* To do *
Skip all pictures. Write out the data below from its first line through the line that contains "plt.rcParams['font.family'] = ['Liberation".
━━ Data ━━
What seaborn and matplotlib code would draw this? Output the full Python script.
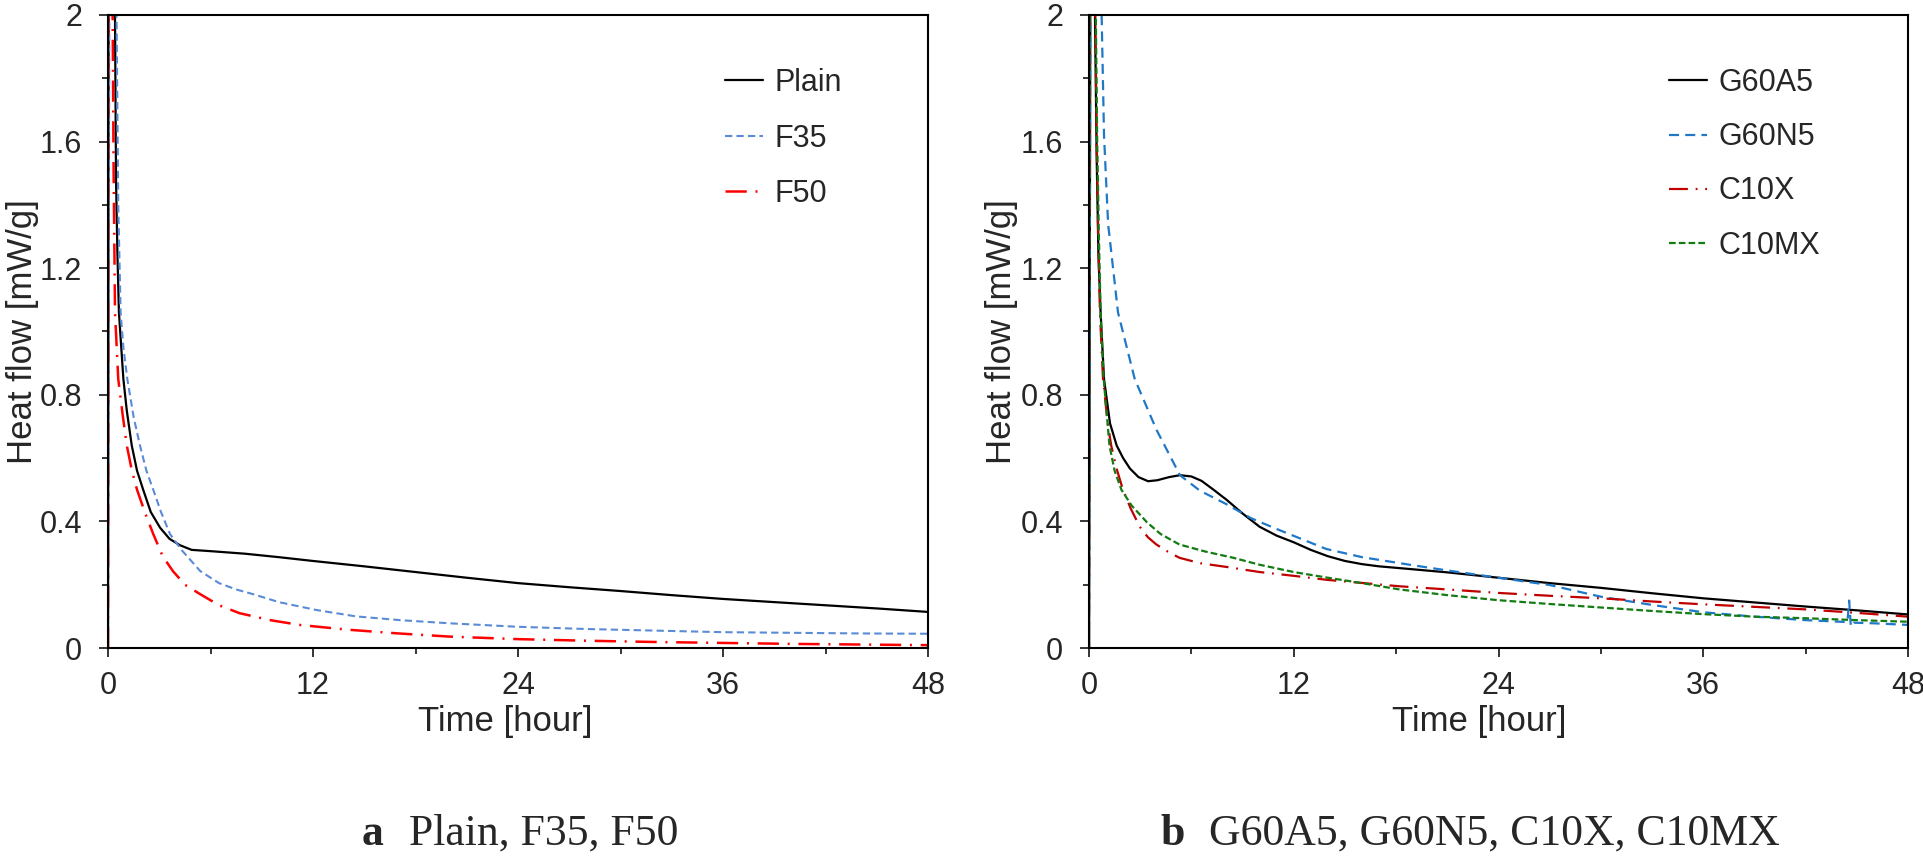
import matplotlib
matplotlib.use('Agg')
import matplotlib.pyplot as plt
import seaborn as sns
from matplotlib.ticker import MultipleLocator, FuncFormatter

sns.set_style('ticks')
plt.rcParams['font.family'] = ['Liberation Sans', 'DejaVu Sans']

# ==================== data (a): Plain, F35, F50 ====================
plain_t = [0, 0.05, 0.35, 0.41, 0.47, 0.55, 0.64, 0.9, 1.1, 1.39, 1.7, 2.06, 2.5, 3.05,
           3.6, 4.2, 4.9, 6, 8, 10, 12, 15, 18, 21, 24, 27, 30, 33, 36, 39, 42, 45, 48]
plain_v = [0, 2.6, 2.6, 2.0, 1.48, 1.25, 1.06, 0.85, 0.75, 0.64, 0.56, 0.50, 0.43, 0.38,
           0.345, 0.325, 0.31, 0.306, 0.298, 0.287, 0.275, 0.258, 0.24, 0.222, 0.205,
           0.192, 0.18, 0.167, 0.155, 0.145, 0.135, 0.125, 0.114]

f35_t = [0, 0.1, 0.4, 0.5, 0.6, 0.74, 0.9, 1.13, 1.5, 1.87, 2.25, 2.65, 3.1, 3.63, 4.3,
         5.4, 6.5, 7.5, 8.5, 10, 12.2, 14.5, 17.1, 20, 24, 28, 32, 36, 40, 44, 48]
f35_v = [0, 2.6, 2.6, 2.0, 1.4, 1.06, 0.95, 0.85, 0.73, 0.64, 0.56, 0.5, 0.43, 0.36, 0.31,
         0.243, 0.205, 0.185, 0.17, 0.145, 0.12, 0.10, 0.088, 0.078, 0.067, 0.06, 0.055,
         0.05, 0.048, 0.046, 0.045]

f50_t = [0, 0.02, 0.2, 0.27, 0.33, 0.41, 0.6, 0.85, 1.1, 1.4, 1.7, 2.15, 2.65, 3.2, 3.8,
         4.5, 5.4, 6.5, 7.7, 9.5, 11.2, 14, 17, 20, 24, 28, 32, 36, 40, 44, 48]
f50_v = [0, 2.6, 2.6, 2.0, 1.5, 1.06, 0.85, 0.74, 0.64, 0.56, 0.5, 0.43, 0.36, 0.29, 0.243,
         0.2, 0.17, 0.135, 0.11, 0.088, 0.073, 0.058, 0.046, 0.036, 0.028, 0.023, 0.019,
         0.016, 0.013, 0.011, 0.009]

# ==================== data (b): G60A5, G60N5, C10X, C10MX ====================
g60a5_t = [0, 0.1, 0.3, 0.35, 0.45, 0.55, 0.68, 0.88, 1.23, 1.62, 2.0, 2.4, 2.9, 3.46, 4.0,
           4.7, 5.33, 6.0, 6.6, 7.3, 8.07, 9.0, 10.0, 11.0, 12.0, 13.0, 14.0, 15.0, 16.0,
           17.0, 18.5, 21, 24, 27, 30, 33, 36, 39, 42, 45, 48]
g60a5_v = [0, 2.6, 2.6, 2.0, 1.55, 1.25, 1.06, 0.85, 0.71, 0.64, 0.60, 0.567, 0.54, 0.527,
           0.53, 0.54, 0.546, 0.542, 0.528, 0.50, 0.468, 0.425, 0.383, 0.355, 0.334, 0.31,
           0.29, 0.275, 0.265, 0.258, 0.251, 0.239, 0.222, 0.205, 0.19, 0.173, 0.157, 0.144,
           0.131, 0.119, 0.106]

g60n5_t = [0, 0.1, 0.65, 0.74, 0.88, 1.12, 1.7, 2.68, 3.95, 5.33, 6.5, 8.07, 9.5, 11.0, 13.9,
           16, 18.8, 21, 24, 27, 30, 33, 36, 39, 42, 44.45, 44.55, 44.65, 44.8, 46, 48]
g60n5_v = [0, 2.6, 2.6, 2.0, 1.62, 1.34, 1.06, 0.85, 0.69, 0.546, 0.497, 0.454, 0.41, 0.376,
           0.313, 0.287, 0.263, 0.245, 0.222, 0.199, 0.162, 0.136, 0.113, 0.099, 0.088,
           0.082, 0.15, 0.068, 0.08, 0.078, 0.073]

c10x_t = [0, 0.05, 0.3, 0.37, 0.45, 0.54, 0.64, 0.82, 1.1, 1.3, 1.6, 1.99, 2.45, 2.98, 3.45,
          3.95, 4.6, 5.3, 6.5, 8.07, 10, 12, 14, 15.9, 18.2, 21, 24, 27, 30, 33, 36, 39, 42,
          45, 48]
c10x_v = [0, 2.6, 2.6, 2.0, 1.6, 1.3, 1.06, 0.85, 0.71, 0.64, 0.57, 0.5, 0.44, 0.383, 0.35,
          0.327, 0.305, 0.285, 0.268, 0.256, 0.24, 0.228, 0.215, 0.206, 0.195, 0.185, 0.174,
          0.165, 0.157, 0.147, 0.138, 0.13, 0.122, 0.111, 0.099]

c10mx_t = [0, 0.05, 0.32, 0.4, 0.48, 0.58, 0.68, 0.86, 1.2, 1.5, 1.9, 2.5, 3.4, 4.2, 5.3,
           6.8, 8.46, 10, 12, 14, 16, 18.2, 21, 24, 27, 30, 33, 36, 39, 42, 45, 48]
c10mx_v = [0, 2.6, 2.6, 2.0, 1.6, 1.3, 1.06, 0.85, 0.64, 0.56, 0.5, 0.45, 0.397, 0.36, 0.327,
           0.305, 0.285, 0.263, 0.24, 0.222, 0.205, 0.185, 0.167, 0.151, 0.139, 0.128, 0.117,
           0.107, 0.099, 0.094, 0.088, 0.083]

labels_a = ['Plain', 'F35', 'F50']
labels_b = ['G60A5', 'G60N5', 'C10X', 'C10MX']
caption_a = ('a', 'Plain, F35, F50')
caption_b = ('b', 'G60A5, G60N5, C10X, C10MX')

# series: (t, v, label, color, linestyle, linewidth)
series_a = [
    (plain_t, plain_v, labels_a[0], '#000000', '-', 1.6),
    (f35_t, f35_v, labels_a[1], '#5B8BD6', (0, (3.5, 2)), 1.5),
    (f50_t, f50_v, labels_a[2], '#FF0000', (0, (8.5, 3.5, 0.8, 3.5)), 1.8),
]
series_b = [
    (g60a5_t, g60a5_v, labels_b[0], '#000000', '-', 1.6),
    (g60n5_t, g60n5_v, labels_b[1], '#1F78C8', (0, (4.5, 2.8)), 1.6),
    (c10x_t, c10x_v, labels_b[2], '#C00000', (0, (8.5, 3.5, 0.8, 3.5)), 1.6),
    (c10mx_t, c10mx_v, labels_b[3], '#127C12', (0, (3, 1.4)), 1.6),
]

W, H = 1923, 856
fig = plt.figure(figsize=(W / 100, H / 100), dpi=100)
ax1 = fig.add_axes([108 / W, 1 - 648 / H, 820 / W, 633 / H])
ax2 = fig.add_axes([1089 / W, 1 - 648 / H, 819 / W, 633 / H])


def style_axes(ax, series, leg_x, xlab_x, ylab_x, spacing):
    for t, v, lab, col, ls, lw in series:
        sns.lineplot(x=t, y=v, ax=ax, color=col, linestyle=ls, lw=lw, label=lab,
                     estimator=None, sort=False)
    ax.set_xlim(0, 48)
    ax.set_ylim(0, 2)
    ax.xaxis.set_major_locator(MultipleLocator(12))
    ax.xaxis.set_minor_locator(MultipleLocator(6))
    ax.yaxis.set_major_locator(MultipleLocator(0.4))
    ax.yaxis.set_minor_locator(MultipleLocator(0.2))
    ax.yaxis.set_major_formatter(FuncFormatter(lambda v, p: f'{v:g}'))
    ax.tick_params(which='major', length=6.5, width=1.1, labelsize=22, color='black')
    ax.tick_params(which='minor', length=4.5, width=1.1, color='black')
    ax.tick_params(axis='x', which='major', pad=10)
    ax.tick_params(axis='y', which='major', pad=12)
    for s in ax.spines.values():
        s.set_visible(True)
        s.set_linewidth(1.5)
        s.set_color('black')
    ax.set_xlabel('Time [hour]', fontsize=25)
    ax.set_ylabel('Heat flow [mW/g]', fontsize=25)
    ax.xaxis.set_label_coords(xlab_x, -0.09)
    ax.yaxis.set_label_coords(ylab_x, 0.5)
    ax.legend(loc='upper left', bbox_to_anchor=(leg_x, 0.916), frameon=False,
              fontsize=22, handlelength=1.24, handletextpad=0.39,
              labelspacing=spacing, borderpad=0, borderaxespad=0)


style_axes(ax1, series_a, (725 - 108) / 820, 0.485, -0.084, 0.83)
style_axes(ax2, series_b, (1669 - 1089) / 819, 0.477, -0.087, 0.79)


def caption(x, y, parts):
    serif = ['Liberation Serif', 'DejaVu Serif']
    t1 = fig.text(x, y, parts[0], fontsize=31.5, fontweight='bold', va='baseline',
                  family=serif)
    fig.canvas.draw()
    bb = t1.get_window_extent()
    fig.text((bb.x1 + 25) / W, y, parts[1], fontsize=31.5, va='baseline', family=serif)


caption(362 / W, 11 / H, caption_a)
caption(1160 / W, 11 / H, caption_b)

fig.savefig('out.png', dpi=100)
━━━
* Output of the exercise *
What seaborn and matplotlib code would draw this? Output the full Python script.
import matplotlib
matplotlib.use('Agg')
import matplotlib.pyplot as plt
import seaborn as sns
from matplotlib.ticker import MultipleLocator, FuncFormatter

sns.set_style('ticks')
plt.rcParams['font.family'] = ['Liberation Sans', 'DejaVu Sans']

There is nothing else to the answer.